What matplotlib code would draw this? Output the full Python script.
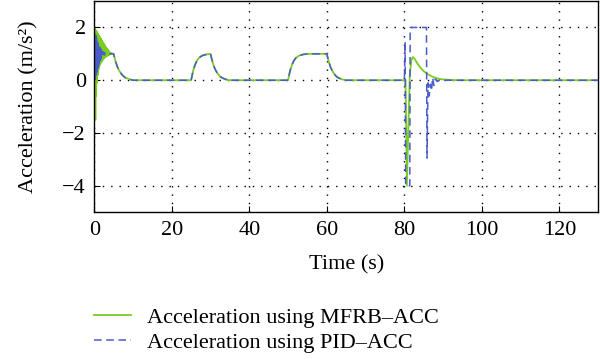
import numpy as np
import matplotlib
matplotlib.use("Agg")
import matplotlib.pyplot as plt

# Acceleration using MFRB-ACC (green, solid)
t_mfrb = [0.0, 0.1, 0.2, 0.3, 0.4, 0.5, 0.6, 0.7, 0.8, 0.9, 1.0, 1.1,
          1.2, 1.3, 1.4, 1.5, 1.6, 1.7, 1.8, 1.9, 2.0, 2.1, 2.2, 2.3,
          2.4, 2.5, 2.6, 2.7, 2.8, 2.9, 3.0, 3.1, 3.2, 3.3, 3.4, 3.5,
          3.6, 3.7, 3.8, 3.9, 4.0, 4.1, 4.2, 4.3, 4.4, 5.0,
          5.5, 6.0, 6.5, 7.0, 7.5, 8.0, 9.0, 10.0,
          25.0, 25.5, 26.0, 26.5, 27.0, 27.5, 28.0, 29.0, 30.0,
          30.5, 31.0, 31.5, 32.0, 32.5, 33.0, 34.0, 35.0,
          50.0, 50.5, 51.0, 51.5, 52.0, 52.5, 53.0, 54.0, 55.0, 60.0,
          60.5, 61.0, 61.5, 62.0, 62.5, 63.0, 64.0, 65.0,
          80.3, 80.5, 80.65, 81.0, 81.4, 81.8, 82.2, 82.7, 83.3, 84.0,
          85.0, 86.0, 87.0, 88.0, 89.0, 90.0, 92.0, 94.0, 130.0]
a_mfrb = [2.0, -1.0, 1.95, -1.5, 1.9, -0.6, 1.85, -0.1, 1.8, 0.2, 1.75, 0.4,
          1.7, 0.5, 1.65, 0.6, 1.6, 0.65, 1.55, 0.7, 1.5, 0.75, 1.45, 0.8,
          1.4, 0.83, 1.35, 0.86, 1.3, 0.88, 1.26, 0.9, 1.22, 0.92, 1.18, 0.94,
          1.14, 0.95, 1.1, 0.97, 1.07, 0.98, 1.04, 0.99, 1.02, 1.0,
          0.72, 0.5, 0.35, 0.24, 0.16, 0.1, 0.04, 0.0,
          0.0, 0.35, 0.58, 0.74, 0.84, 0.9, 0.94, 0.98, 1.0,
          0.7, 0.48, 0.33, 0.22, 0.14, 0.09, 0.03, 0.0,
          0.0, 0.35, 0.58, 0.74, 0.84, 0.9, 0.94, 0.98, 1.0, 1.0,
          0.7, 0.48, 0.33, 0.22, 0.14, 0.09, 0.03, 0.0,
          0.0, -2.0, -4.0, -2.0, 0.2, 0.75, 0.88, 0.8, 0.65, 0.5,
          0.34, 0.23, 0.15, 0.09, 0.05, 0.03, 0.01, 0.0, 0.0]

# Acceleration using PID-ACC (blue, dashed)
t_pid = [0.0, 0.1, 0.2, 0.3, 0.4, 0.5, 0.6, 0.7, 0.8, 0.9, 1.0, 1.1,
         1.2, 1.3, 1.4, 1.5, 1.6, 1.7, 1.8, 1.9, 2.0, 2.2, 2.4, 2.6,
         2.8, 3.0, 3.3, 5.0,
         5.5, 6.0, 6.5, 7.0, 7.5, 8.0, 9.0, 10.0,
         25.0, 25.5, 26.0, 26.5, 27.0, 27.5, 28.0, 29.0, 30.0,
         30.5, 31.0, 31.5, 32.0, 32.5, 33.0, 34.0, 35.0,
         50.0, 50.5, 51.0, 51.5, 52.0, 52.5, 53.0, 54.0, 55.0, 60.0,
         60.5, 61.0, 61.5, 62.0, 62.5, 63.0, 64.0, 65.0,
         80.0, 80.2, 80.35, 81.4, 81.5, 85.7, 85.85, 86.1, 86.4, 86.7,
         87.0, 87.3, 87.6, 88.0, 88.5, 89.0, 130.0]
a_pid = [2.0, 0.1, 1.8, 0.0, 1.7, 0.2, 1.6, 0.3, 1.5, 0.45, 1.4, 0.55,
         1.3, 0.65, 1.25, 0.75, 1.2, 0.8, 1.15, 0.85, 1.1, 0.9, 1.07, 0.95,
         1.03, 0.98, 1.0, 1.0,
         0.72, 0.5, 0.35, 0.24, 0.16, 0.1, 0.04, 0.0,
         0.0, 0.35, 0.58, 0.74, 0.84, 0.9, 0.94, 0.98, 1.0,
         0.7, 0.48, 0.33, 0.22, 0.14, 0.09, 0.03, 0.0,
         0.0, 0.35, 0.58, 0.74, 0.84, 0.9, 0.94, 0.98, 1.0, 1.0,
         0.7, 0.48, 0.33, 0.22, 0.14, 0.09, 0.03, 0.0,
         0.0, 1.45, -4.0, -4.0, 2.0, 2.0, -2.95, -0.1, -0.6, -0.15,
         -0.4, 0.1, -0.2, 0.05, -0.05, 0.0, 0.0]

x_ticks = [0, 20, 40, 60, 80, 100, 120]
y_ticks = [-4, -2, 0, 2]
y_ticklabels = ['\u22124', '\u22122', '0', '2']

plt.rcParams['font.family'] = ['Liberation Serif', 'DejaVu Serif']
plt.rcParams['font.size'] = 16

fig = plt.figure(figsize=(6, 3.59), dpi=100)
ax = fig.add_axes([0.157, 0.409, 0.84, 0.588])

line_m, = ax.plot(t_mfrb, a_mfrb, color='#7acc1e', lw=1.3,
                  label='Acceleration using MFRB\u2013ACC')
line_p, = ax.plot(t_pid, a_pid, color='#4a5ccc', lw=1.1, ls=(0, (5, 3)),
                  label='Acceleration using PID\u2013ACC')

ax.set_xlim(0, 130)
ax.set_ylim(-5, 3)
ax.set_xticks(x_ticks)
ax.set_yticks(y_ticks)
ax.set_yticklabels(y_ticklabels)
ax.tick_params(direction='in', length=4, width=0.8, pad=6, labelsize=16)
ax.grid(True, color='black', ls=(0, (1, 5)), lw=1.0)
for s in ax.spines.values():
    s.set_linewidth(1.0)

ax.set_xlabel('Time (s)', labelpad=11)
ax.set_ylabel('Acceleration (m/s\u00b2)', labelpad=17)

fig.legend(handles=[line_m, line_p], loc='upper left',
           bbox_to_anchor=(0.157, 0.143), frameon=False,
           handlelength=1.65, handletextpad=0.72, labelspacing=0.2,
           borderaxespad=0, borderpad=0, fontsize=16)

fig.savefig('out.png', dpi=100)
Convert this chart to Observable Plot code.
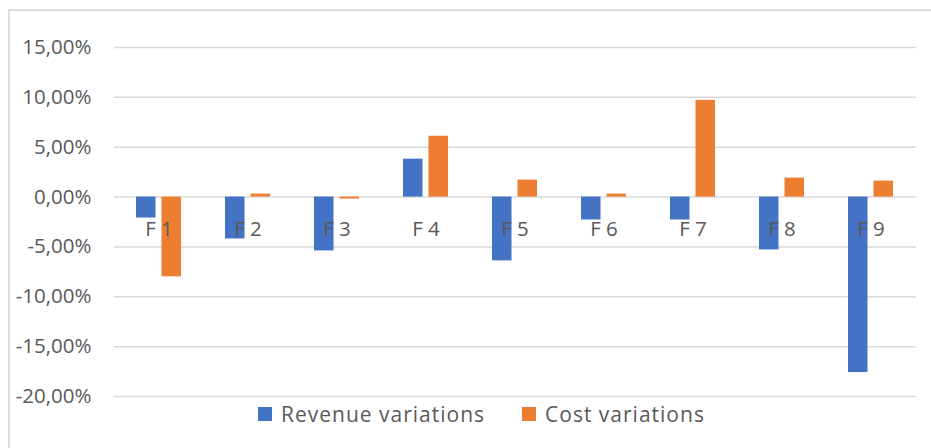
<!DOCTYPE html>
<html>
<head>
<meta charset="utf-8">
<script src="https://cdn.jsdelivr.net/npm/d3@7"></script>
<script src="https://cdn.jsdelivr.net/npm/@observablehq/plot@0.6"></script>
<style>
  html, body { margin: 0; padding: 0; background: #fff; }
  #wrap { position: relative; width: 931px; height: 448px; overflow: hidden; font-family: "Open Sans", sans-serif; }
  #frame { position: absolute; left: 8px; top: 9px; right: -4px; bottom: -4px; border-top: 2px solid #dcdcdc; border-left: 2px solid #dcdcdc; }
  #chart { position: absolute; left: 0; top: 0; }
  #legend { position: absolute; left: 258px; top: 402px; display: flex; align-items: center; line-height: 24px; font-size: 21px; letter-spacing: 1px; color: #595959; white-space: nowrap; }
  .sw { width: 14px; height: 14px; margin-right: 9px; display: inline-block; }
  .item { display: flex; align-items: center; }
</style>
</head>
<body>
<div id="wrap">
  <div id="frame"></div>
  <div id="chart"></div>
  <div id="legend"></div>
</div>
<script>
const categories = ["F 1", "F 2", "F 3", "F 4", "F 5", "F 6", "F 7", "F 8", "F 9"];
const revenueVariations = [-2.1, -4.2, -5.4, 3.8, -6.4, -2.3, -2.3, -5.3, -17.6];
const costVariations = [-8.0, 0.3, -0.2, 6.1, 1.7, 0.3, 9.7, 1.9, 1.6];
const yTicks = [-20, -15, -10, -5, 0, 5, 10, 15];
const seriesNames = ["Revenue variations", "Cost variations"];
const seriesColors = ["#4472C4", "#ED7D31"];

const revData = categories.map((c, i) => ({cat: c, value: revenueVariations[i]}));
const costData = categories.map((c, i) => ({cat: c, value: costVariations[i]}));

const fmt = d => d.toFixed(2).replace(".", ",") + "%";

const chart = Plot.plot({
  width: 931,
  height: 412,
  marginLeft: 114,
  marginRight: 15,
  marginTop: 47,
  marginBottom: 16,
  style: {fontFamily: "'Open Sans', sans-serif", fontSize: "20.5px", color: "#595959", background: "transparent"},
  x: {domain: categories, paddingInner: 0.49, paddingOuter: 0.245, axis: null},
  y: {domain: [-20, 15], ticks: yTicks, tickFormat: fmt, tickSize: 0, tickPadding: 23, label: null},
  marks: [
    Plot.ruleY(yTicks, {stroke: "#d9d9d9", strokeWidth: 1.5}),
    Plot.barY(revData, {x: "cat", y: "value", fill: seriesColors[0], insetRight: 25.5}),
    Plot.barY(costData, {x: "cat", y: "value", fill: seriesColors[1], insetLeft: 25.5}),
    Plot.text(categories, {x: d => d, y: () => 0, dy: 32, text: d => d, fill: "#595959", fontSize: 20.5, textAnchor: "middle"})
  ]
});
document.getElementById("chart").appendChild(chart);

const legend = document.getElementById("legend");
seriesNames.forEach((name, i) => {
  const item = document.createElement("div");
  item.className = "item";
  if (i > 0) item.style.marginLeft = "37px";
  const sw = document.createElement("span");
  sw.className = "sw";
  sw.style.background = seriesColors[i];
  const label = document.createElement("span");
  label.textContent = name;
  item.appendChild(sw);
  item.appendChild(label);
  legend.appendChild(item);
});
</script>
</body>
</html>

····················

== TO DO ==
Every line from the top of the material above through the line with "import matplotlib.pyplot as plt" should be duplicated exactly, please; leave out the pictures.

== TASK SOLUTION ==
What matplotlib code would draw this? Output the full Python script.
import numpy as np
import matplotlib
matplotlib.use("Agg")
import matplotlib.pyplot as plt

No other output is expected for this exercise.